Here it would be quite possible for everyone to have something different in his box. One might even imagine such a thing constantly changing.— But what if these people’s word ‘beetle’ had a use nonetheless?—If so, it would not be as the name of a thing. The thing in the box doesn’t belong to the language-game at all; not even as a Something: for the box might even be empty” (Philosophical Investigations, §293).

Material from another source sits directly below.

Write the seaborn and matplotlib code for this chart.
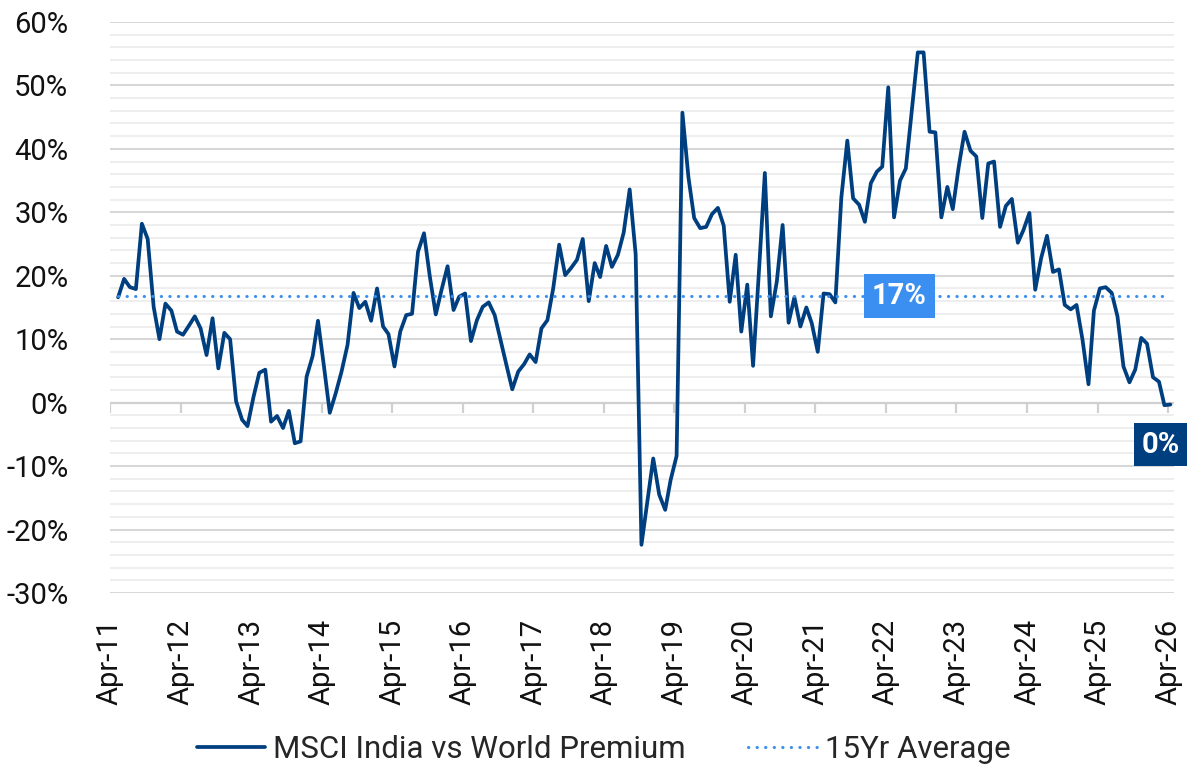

Wittgenstein uses a metaphor of a “beetle in a box.” What are the beetle and the box metaphors for? (If you don’t know, reread it and think about it before proceeding.) The box is a metaphor for the mind—this is why we cannot see into others’ boxes; other people’s minds are “black boxes.” This is Wittgenstein’s colorful way of putting forward the Cartesian[3] view of mind on which the problem of other minds depends. The Cartesian view of mind, as I use that term here, just refers to the idea that I can know my own mind in a direct and unmediated way, whereas I can only know the minds of others indirectly, through their behavior. The beetle is simply a way of referring to an individual’s conscious thoughts and sensations. So I can see my own beetle/thoughts because it exists in my own box/mind, but I cannot see others’ beetles/thoughts because they exist in others’ boxes/minds. Now look at what Wittgenstein says in the last (third) paragraph of the above passage: it is “quite possible for everyone to have something different in his box.” Do you see how that is just a colorful, metaphorical way of raising the inverted spectrum problem? Now look at the very last line: Wittgenstein envisions that the box could be empty and we would be none the wiser. Do you see how this is a metaphorical way of raising the problem of other minds? People might be talking intelligently about their beetles/thoughts even if there really aren’t any beetles/thoughts. Wittgenstein’s point is that we (our language) is not able to penetrate into the minds of others. That we cannot do so is what gives rise to the problem of other minds. We cannot know that the words people speak have any thoughts/sensations tied to them. We can know in our own case but we cannot know in the case of others. Wittgenstein actually has his own kind of solution to the problem of other minds that he hints at here, but we will save a discussion of that until the next section when we consider some of the famous attempts to solve the problem of other minds.

Study questions

  1. True or false: If someone’s color spectrum were inverted relative to mine (and had always been so since they were an infant), I would be able to discover this by asking them questions such as “is this thing red or green?”
  2. True or false: The Turing Test enables us to discover whether or not someone has conscious thoughts and sensations.
  3. True or false: The Turing Test was conceived as a test that would enable us to answer the question: “Can a machine think?”
  4. True or false: The aspect of “mind” that is operative in the problem of other minds is that of conscious experience.
  5. True or false: Wittgenstein’s “beetle in the box” can be seen as a metaphorical way of describing both the inverted spectrum and the problem of other minds.

For deeper thought

  1. If we were to define the mind as “the thing that causes intelligent behaviors” then would there still be a problem of other minds? Why or why not?
  2. Does the skeptic think that other people don’t have minds? Why or why not?
  3. What is the “Cartesian view of mind”?
  4. Even if I can’t know others’ minds directly, can’t I still know them by inferring based on their behaviors? For example, if someone is crying and I ask why and they say that their grandfather just passed away, can’t I rationally conclusion that they are sad? And if it is rational to say that they are sad and if sadness is a thought or sensation that require a mind, then isn’t is rational to say that they have a mind? What might the skeptic say in response to this reasoning?
  5. Suppose a neuroscientist were to say: “I can solve the problem of other minds, just let me show you inside the brain and you can see all these billions of neurons doing their thing. Since the mind is the same thing as the brain, I have just proved to you the existence of other minds (since this brain is something you can observe in action and it is not your brain).” How might the skeptic respond to the neuroscientist?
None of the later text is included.